Start with the retention split, not the mechanic. Pull the day-90-versus-day-30 comparison on your own users first, because a beautifully designed streak counter wrapped around the wrong action just makes people habitually do something that does not predict them staying. Once you have the real action, ship the counter before you touch the push copy. Make it visible on open, make missing a day cost something visible, and give it one soft failure mode so an honest bad day does not end the ritual for good.

Defend it the same way you would defend any habit loop you have built on purpose. Once the ritual is doing real retention work, do not let a redesign quietly bury the counter to make a screen "cleaner," and do not let a competitor's cheaper streak-freeze offer erode the thing that makes yours worth protecting. The moment the counter becomes decoration instead of the reason someone opens the app, you have handed retention back to the notification tray, which was losing the fight before you built the ritual in the first place.

Gotchas

  • A ritual built on a vanity action creates anxiety without retention. Duolingo has taken real public criticism for streak pressure that outlasts the user's actual interest in the underlying lesson.

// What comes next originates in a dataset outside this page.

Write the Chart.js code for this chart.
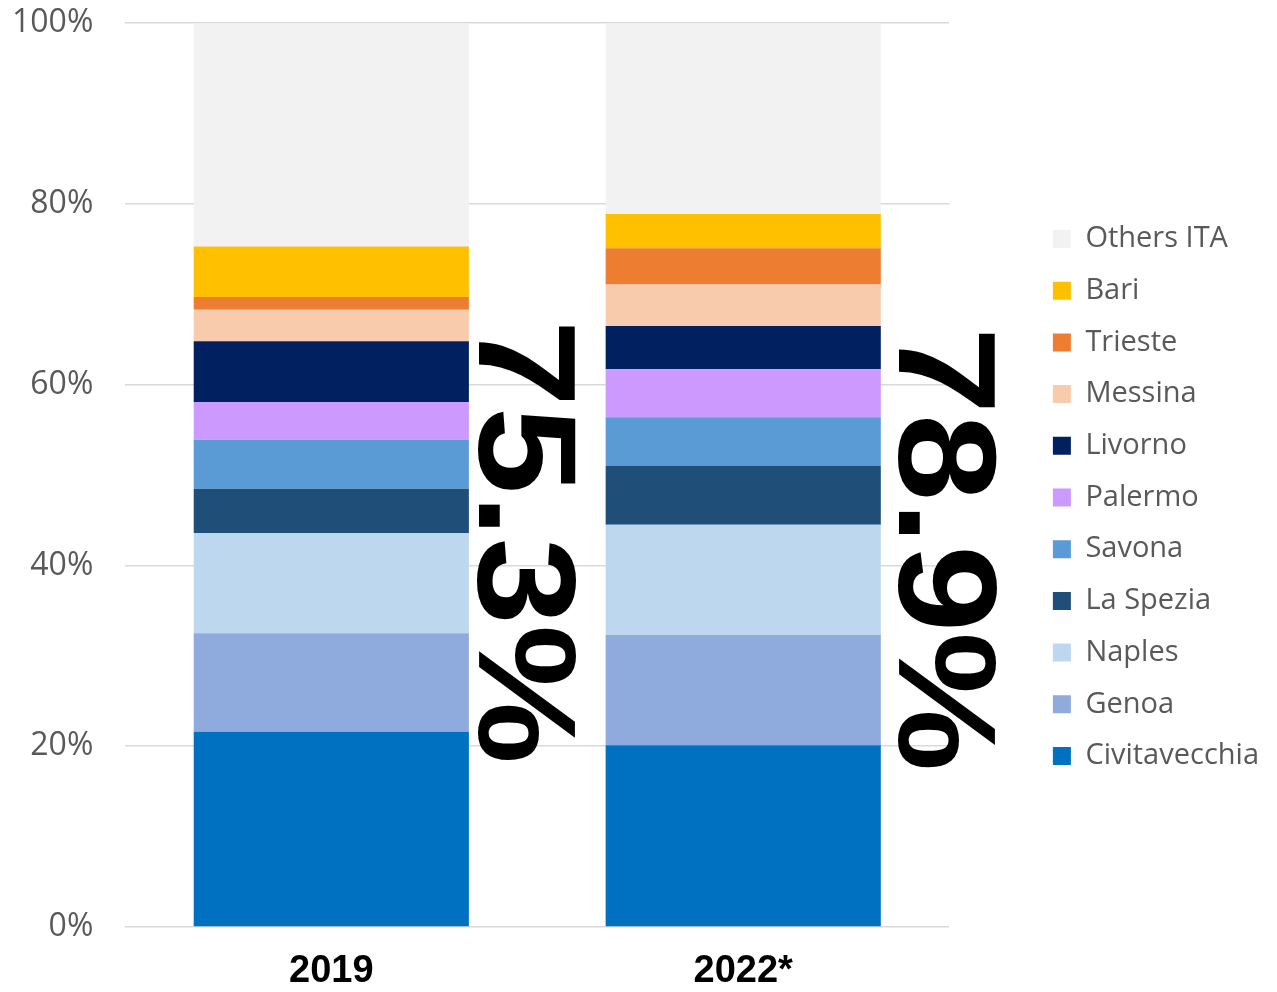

Gamifying the wrong action just adds stress on top of churn instead of replacing it.
  • The soft failure mode can tip into paid guilt. Selling streak repairs works because losing the number hurts, but oversell that repair and it reads as monetizing anxiety you manufactured, not as a convenience you are offering.
  • Honest caution: this does not replace notifications, it demotes them. Push still has a job, winning back the users who never formed the ritual at all. The mistake is leaning on push as the primary lever instead of the backstop for people the ritual has not caught yet.